Now, let us walk thru the data and project notebook to understand in more details.
Here is the dataset location and the filename is forestfires.csv. Let’s quickly see the data in the lab. Login to web console using your lab username and password and see the first few lines of the dataset. The dataset has a total of 13 columns and 517 rows. Here we can see the mean, standard deviation, minimum, 1st quartile, 2nd quartile, 3rd quartile and maximum of all the columns. Here we have split the data into 80 20 ratio with random seed of 42.
Here we can see how the area is correlated with other features. The area has positive correlation with DMC and temp features and negative correlation with RH and rain features.

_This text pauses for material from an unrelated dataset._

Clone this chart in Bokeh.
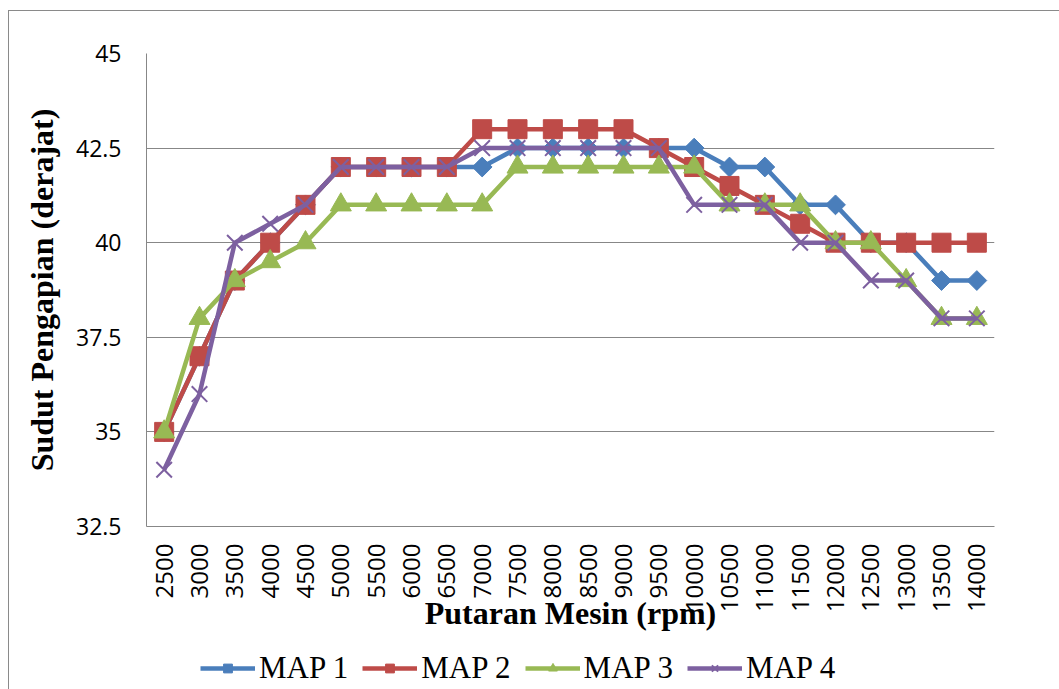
import math
from bokeh.plotting import figure
from bokeh.layouts import column
from bokeh.models import FactorRange, Range1d, FixedTicker, CustomJSTickFormatter, Legend, LegendItem
from bokeh.embed import file_html
from bokeh.resources import INLINE

rpm = ["2500", "3000", "3500", "4000", "4500", "5000", "5500", "6000", "6500", "7000",
       "7500", "8000", "8500", "9000", "9500", "10000", "10500", "11000", "11500", "12000",
       "12500", "13000", "13500", "14000"]
map1 = [35, 37, 39, 40, 41, 42, 42, 42, 42, 42, 42.5, 42.5, 42.5, 42.5, 42.5, 42.5, 42, 42, 41, 41, 40, 40, 39, 39]
map2 = [35, 37, 39, 40, 41, 42, 42, 42, 42, 43, 43, 43, 43, 43, 42.5, 42, 41.5, 41, 40.5, 40, 40, 40, 40, 40]
map3 = [35, 38, 39, 39.5, 40, 41, 41, 41, 41, 41, 42, 42, 42, 42, 42, 42, 41, 41, 41, 40, 40, 39, 38, 38]
map4 = [34, 36, 40, 40.5, 41, 42, 42, 42, 42, 42.5, 42.5, 42.5, 42.5, 42.5, 42.5, 41, 41, 41, 40, 40, 39, 39, 38, 38]
y_ticks = [32.5, 35, 37.5, 40, 42.5, 45]
series_names = ["MAP 1", "MAP 2", "MAP 3", "MAP 4"]

colors = ["#4A7EBB", "#BE4B48", "#98B954", "#7D60A0"]
grid_col = "#878787"

p = figure(x_range=FactorRange(*rpm), y_range=Range1d(32.5, 45),
           frame_width=848, frame_height=473, output_backend="svg", toolbar_location=None,
           min_border_left=137, min_border_top=42, min_border_right=66, min_border_bottom=110)
p.outline_line_color = None
p.background_fill_color = "white"

p.xgrid.grid_line_color = None
p.ygrid.grid_line_color = grid_col
p.ygrid.grid_line_width = 1

p.yaxis.ticker = FixedTicker(ticks=y_ticks)
p.yaxis.formatter = CustomJSTickFormatter(code="return tick.toString()")
for ax in (p.xaxis[0], p.yaxis[0]):
    ax.axis_line_color = grid_col
    ax.major_tick_out = 0
    ax.major_tick_in = 0
    ax.minor_tick_out = 0
    ax.minor_tick_in = 0
    ax.major_label_text_font = "Open Sans"
    ax.major_label_text_color = "black"
    ax.axis_label_text_font = "Liberation Serif"
    ax.axis_label_text_font_style = "bold"
    ax.axis_label_text_font_size = "32px"
    ax.axis_label_text_color = "black"

p.yaxis.major_label_text_font_size = "23px"
p.yaxis.major_label_standoff = 25
p.yaxis.axis_label = "Sudut Pengapian (derajat)"
p.yaxis.axis_label_standoff = 13

p.xaxis.major_label_text_font_size = "24px"
p.xaxis.major_label_orientation = math.pi / 2
p.xaxis.major_label_standoff = 17
p.xaxis.axis_label = "Putaran Mesin (rpm)"
p.xaxis.axis_label_standoff = -20

data = [map1, map2, map3, map4]
markers = [dict(marker="square", angle=math.pi / 4, size=14),
           dict(marker="square", size=19),
           dict(marker="triangle", size=21),
           dict(marker="x", size=22, line_width=2)]
for vals, col, mk in zip(data, colors, markers):
    p.line(rpm, vals, line_color=col, line_width=4.5, line_join="round")
    p.scatter(rpm, vals, fill_color=col, line_color=col, **mk)

# legend strip below the chart (its series lie outside its own view, only the legend shows)
lg = figure(width=1051, height=54, x_range=FactorRange(*rpm), y_range=Range1d(0, 1),
            output_backend="svg", toolbar_location=None, min_border=0)
lg.axis.visible = False
lg.grid.visible = False
lg.outline_line_color = None
items = []
for name, vals, col, mk in zip(series_names, data, colors, markers):
    ln = lg.line(rpm, vals, line_color=col, line_width=4.5)
    sc = lg.scatter(rpm, vals, fill_color=col, line_color=col, **mk)
    items.append(LegendItem(label=name, renderers=[ln, sc]))
legend = Legend(items=items, orientation="horizontal", location=(54, 4),
                label_text_font="Liberation Serif", label_text_font_size="31px",
                label_text_color="black", glyph_width=55, glyph_height=22,
                label_standoff=4, spacing=14, padding=0, margin=0,
                border_line_color=None, background_fill_alpha=0)
lg.add_layout(legend, "center")

layout = column(p, lg, spacing=0)
layout.styles = {"border-left": "1px solid #8a8a8a", "border-top": "1px solid #8a8a8a",
                 "margin-left": "8px", "margin-top": "10px"}

open("out.html", "w").write(file_html(layout, INLINE))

Next, we fix the missing values with median and separate the numerical and categorical features. Then we apply one hot encoding in the categorical columns and standardization in the numerical columns. Next, we train the model using Linear regression, decision tree and Random forest algorithms and compute RMSE and the cross-validation score for each algorithm. Let’s see the RMSE of each algorithm.
As you can see the RMSE of decision tree algorithm is 0.62 which is minimum among the three algorithms. You might think that the decision tree is the perfect model because it has the minimum RMSE. But how do we validate if the model generated by the decision tree algorithm is really a perfect model? This is where we use cross-validation. Let’s see the mean RMSE of 10 fold cross-validation.
The mean RMSE score of 10 fold cross validation in Linear regression algorithm is 36.07 while the same is 69.68 and 47.44 in the Decision tree and Random forest algorithms respectively. Here we can see that the model generated by the decision tree algorithm is overfitting as mean RMSE of 10 fold cross validation is much higher than the RMSE on the training set.
Infact Decision tree model performed worse than the linear regression.
Let’s discard the decision tree algorithm. We can see RMSE of Random forest in the training set is lower than the RMSE of Linear Regression …..
...but its mean RMSE in cross-validation is much higher than on the training set. It means that Random forest is overfitting the training set. To solve this we can either regularize the model or get a lot more training data. We will learn regularization later in the course. Let’s select the Random forest model now for hyperparameter tuning.
Here we are fine-tuning the hyperparameters. The model after hyperparameters tuning is the final model. Next, we calculate the root mean square error on the test data and if are happy with the results then we deploy this model in the production. The root mean square error on the test set is 109.40.
One important thing to note is during the model training process, we can combine the features and create our own custom features if we think these features are good predictors of the label. For example, we can create a new feature RH by wind which contains the quotient of division of RH by wind.